Transient Optoplasmonic Detection of Single Proteins with Sub-Microsecond Resolution

TL;DR

This paper introduces a novel optoplasmonic technique capable of detecting single proteins in motion with sub-microsecond resolution, surpassing previous methods that required immobilization and had millisecond-scale temporal limits.

Contribution

The authors demonstrate for the first time the direct, label-free detection of single proteins traversing plasmonic near fields with sub-microsecond temporal resolution, without immobilization.

Findings

Achieved sub-microsecond detection of single proteins in motion.

Maintained signal-to-noise ratios above 5 during detection.

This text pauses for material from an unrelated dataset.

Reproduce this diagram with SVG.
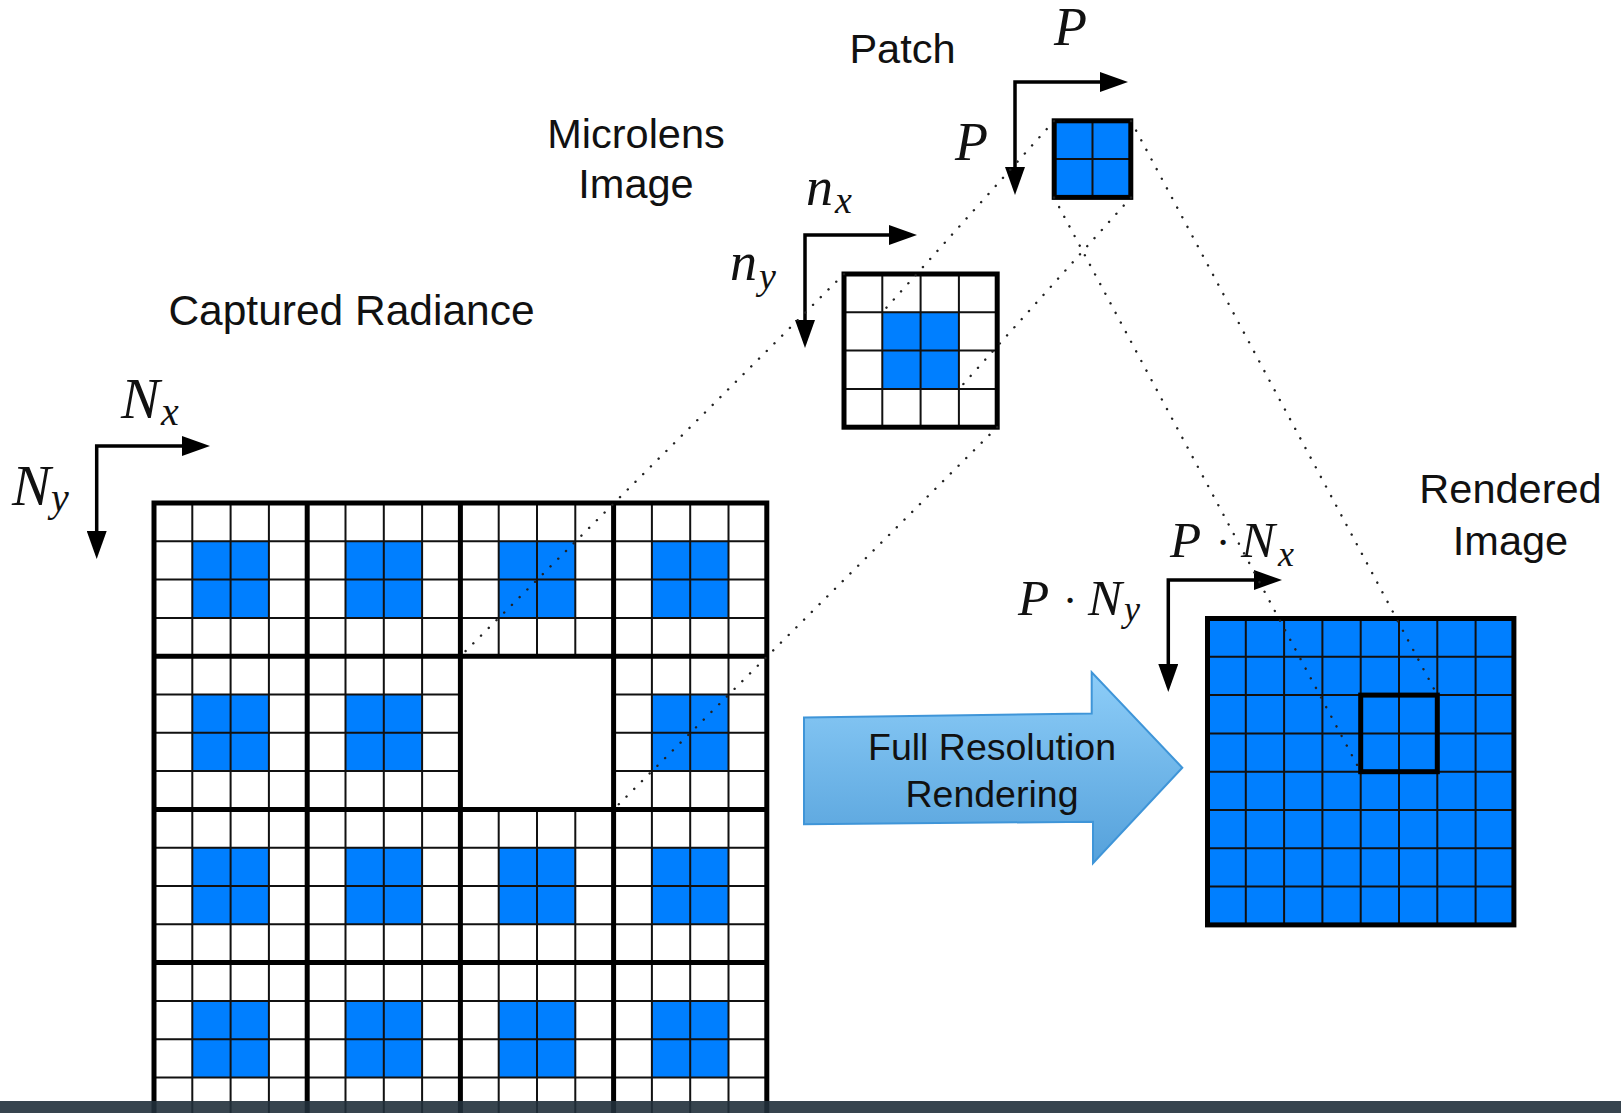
<svg xmlns="http://www.w3.org/2000/svg" width="1621" height="1113" viewBox="0 0 1621 1113">
<style>
.lbl{font-family:"Liberation Sans",Arial,Helvetica,sans-serif;font-size:41.5px;fill:#111;text-anchor:middle}
.arrtxt{font-family:"Liberation Sans",Arial,Helvetica,sans-serif;font-size:37.5px;fill:#111;text-anchor:middle}
.m{font-family:"Liberation Serif","Times New Roman",serif;font-style:italic;fill:#111}
.dot{font-family:"Liberation Serif","Times New Roman",serif;fill:#111;text-anchor:middle}
.thin{fill:none;stroke:#111;stroke-width:2}
.thick{fill:none;stroke:#000;stroke-width:5;stroke-linejoin:miter}
.blue{fill:#007FFF}
.axis{fill:none;stroke:#000;stroke-width:3.5;stroke-linejoin:miter;marker-start:url(#ah);marker-end:url(#ah)}
.dots{fill:none;stroke:#222;stroke-width:2.4;stroke-linecap:round;stroke-dasharray:0.1 10.8}
</style>
<defs>
<marker id="ah" viewBox="0 0 28 20" refX="4" refY="10" markerWidth="28" markerHeight="20" markerUnits="userSpaceOnUse" orient="auto-start-reverse">
<path d="M0,0 L28,10 L0,20 z" fill="#000"/>
</marker>
<linearGradient id="ag" x1="0" y1="0" x2="0" y2="1">
<stop offset="0" stop-color="#8DCDF8"/>
<stop offset="1" stop-color="#55A1DB"/>
</linearGradient>
</defs>
<rect width="1621" height="1113" fill="#fff"/>

<g id="captured-radiance">
<rect x="154" y="503" width="612.8" height="620" fill="#fff"/>
<g class="blue">
<rect x="192.3" y="541.3" width="76.6" height="76.6"/><rect x="345.5" y="541.3" width="76.6" height="76.6"/><rect x="498.7" y="541.3" width="76.6" height="76.6"/><rect x="651.9" y="541.3" width="76.6" height="76.6"/>
<rect x="192.3" y="694.5" width="76.6" height="76.6"/><rect x="345.5" y="694.5" width="76.6" height="76.6"/><rect x="651.9" y="694.5" width="76.6" height="76.6"/>
<rect x="192.3" y="847.7" width="76.6" height="76.6"/><rect x="345.5" y="847.7" width="76.6" height="76.6"/><rect x="498.7" y="847.7" width="76.6" height="76.6"/><rect x="651.9" y="847.7" width="76.6" height="76.6"/>
<rect x="192.3" y="1000.9" width="76.6" height="76.6"/><rect x="345.5" y="1000.9" width="76.6" height="76.6"/><rect x="498.7" y="1000.9" width="76.6" height="76.6"/><rect x="651.9" y="1000.9" width="76.6" height="76.6"/>
</g>
<path class="thin" d="M192.3,503V1120M230.6,503V1120M268.9,503V1120M345.5,503V1120M383.8,503V1120M422.1,503V1120M498.7,503V1120M537,503V1120M575.3,503V1120M651.9,503V1120M690.2,503V1120M728.5,503V1120M154,541.3H766.8M154,579.6H766.8M154,617.9H766.8M154,694.5H766.8M154,732.8H766.8M154,771.1H766.8M154,847.7H766.8M154,886H766.8M154,924.3H766.8M154,1000.9H766.8M154,1039.2H766.8M154,1077.5H766.8"/>
<rect x="460.4" y="656.2" width="153.2" height="153.2" fill="#fff"/>
<path class="thick" d="M154,1120V503H766.8V1120M307.2,503V1120M460.4,503V1120M613.6,503V1120M154,656.2H766.8M154,809.4H766.8M154,962.6H766.8"/>
<text class="lbl" x="351.5" y="325" style="font-size:42.5px">Captured Radiance</text>
<path class="axis" d="M186,446H96.7V535"/>
<text class="m" x="121" y="418" font-size="58">N</text><text class="m" x="161" y="425" font-size="40">x</text>
<text class="m" x="12" y="505" font-size="58">N</text><text class="m" x="51" y="511" font-size="40">y</text>
</g>

<g id="microlens-image">
<rect x="844" y="274" width="153.2" height="153.2" fill="#fff"/>
<rect class="blue" x="882.3" y="312.3" width="76.6" height="76.6"/>
<path class="thin" d="M882.3,274V427.2M920.6,274V427.2M958.9,274V427.2M844,312.3H997.2M844,350.6H997.2M844,388.9H997.2"/>
<rect class="thick" x="844" y="274" width="153.2" height="153.2"/>
<text class="lbl" x="636" y="148">Microlens</text>
<text class="lbl" x="636" y="198">Image</text>
<path class="axis" d="M893,235H805V324"/>
<text class="m" x="806" y="205" font-size="54">n</text><text class="m" x="835" y="213" font-size="38">x</text>
<text class="m" x="730" y="280" font-size="54">n</text><text class="m" x="759" y="289" font-size="38">y</text>
</g>

<g id="patch">
<rect class="blue" x="1054.2" y="120.8" width="76.6" height="76.6"/>
<path class="thin" d="M1092.5,120.8V197.4M1054.2,159.1H1130.8"/>
<rect class="thick" x="1054.2" y="120.8" width="76.6" height="76.6"/>
<text class="lbl" x="902.5" y="63">Patch</text>
<path class="axis" d="M1104,82H1015V171"/>
<text class="m" x="1054" y="45" font-size="54">P</text>
<text class="m" x="955" y="160" font-size="54">P</text>
</g>

<g id="full-resolution-rendering">
<path d="M804,717.5 L1091.7,713.5 L1091.7,672.3 L1182.3,767.7 L1093,863.3 L1093,821.7 L804,824.3 Z" fill="url(#ag)" stroke="#3F95D8" stroke-width="2" stroke-linejoin="miter"/>
<text class="arrtxt" x="992" y="760">Full Resolution</text>
<text class="arrtxt" x="992" y="806.7">Rendering</text>
</g>

<g id="rendered-image">
<rect class="blue" x="1207.5" y="618.5" width="306.4" height="306.4"/>
<path class="thin" d="M1245.8,618.5V924.9M1284.1,618.5V924.9M1322.4,618.5V924.9M1360.7,618.5V924.9M1399,618.5V924.9M1437.3,618.5V924.9M1475.6,618.5V924.9M1207.5,656.8H1513.9M1207.5,695.1H1513.9M1207.5,733.4H1513.9M1207.5,771.7H1513.9M1207.5,810H1513.9M1207.5,848.3H1513.9M1207.5,886.6H1513.9"/>
<rect class="thick" x="1207.5" y="618.5" width="306.4" height="306.4"/>
<rect class="thick" x="1360.7" y="695.1" width="76.6" height="76.6"/>
<text class="lbl" x="1510.5" y="503">Rendered</text>
<text class="lbl" x="1510.5" y="555">Image</text>
<path class="axis" d="M1258,580H1168.3V668"/>
<text class="m" x="1170" y="557" font-size="51">P</text><text class="dot" x="1223" y="557" font-size="44">·</text><text class="m" x="1241" y="557" font-size="51">N</text><text class="m" x="1278" y="566" font-size="36">x</text>
<text class="m" x="1018" y="615" font-size="51">P</text><text class="dot" x="1070" y="615" font-size="44">·</text><text class="m" x="1088" y="615" font-size="51">N</text><text class="m" x="1124" y="621" font-size="36">y</text>
</g>

<g id="connectors">
<path class="dots" d="M1054,121 L882.3,312.3"/>
<path class="dots" d="M1131,197.5 L958.9,389"/>
<path class="dots" d="M844,274 L460.4,656.2"/>
<path class="dots" d="M997.2,427.2 L613.6,809.4"/>
<path class="dots" d="M1054,197.5 L1360.7,771.7"/>
<path class="dots" d="M1131,121 L1437.3,695.1"/>
</g>

<rect x="0" y="1101" width="1621" height="12" fill="#21303B" opacity="0.9"/>
</svg>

Enabled observation of protein dynamics on previously inaccessible timescales.

Abstract

Optoplasmonic methods capable of single protein detection so far rely on analyte immobilization in order to facilitate detection [1-6]. These detection schemes, even if they facilitate transient single-molecule detection [7,8] via consequent formation and cleavage of chemical bonds, typically exhibit time resolutions on the order of milliseconds. The need for analyte immobilisation is a direct consequence of the minuscule dimensions of plasmonic near fields typically providing sub-attolitre-sized detection volumes which in turn demand sub-microsecond temporal resolution for the direct detection of proteins in motion. Here we show that such temporal resolution can indeed be achieved. We demonstrate the observation of single proteins as small as Hemoglobin (molecular weight: 64 kDa) as they traverse plasmonic near fields of gold nanorods and interact with their surface, all while maintaining signal-to-noise ratios larger than 5 and an unprecedented temporal resolution well below microseconds. This method enables the label-free observation of single-molecule dynamics on previously unaccessible timescales.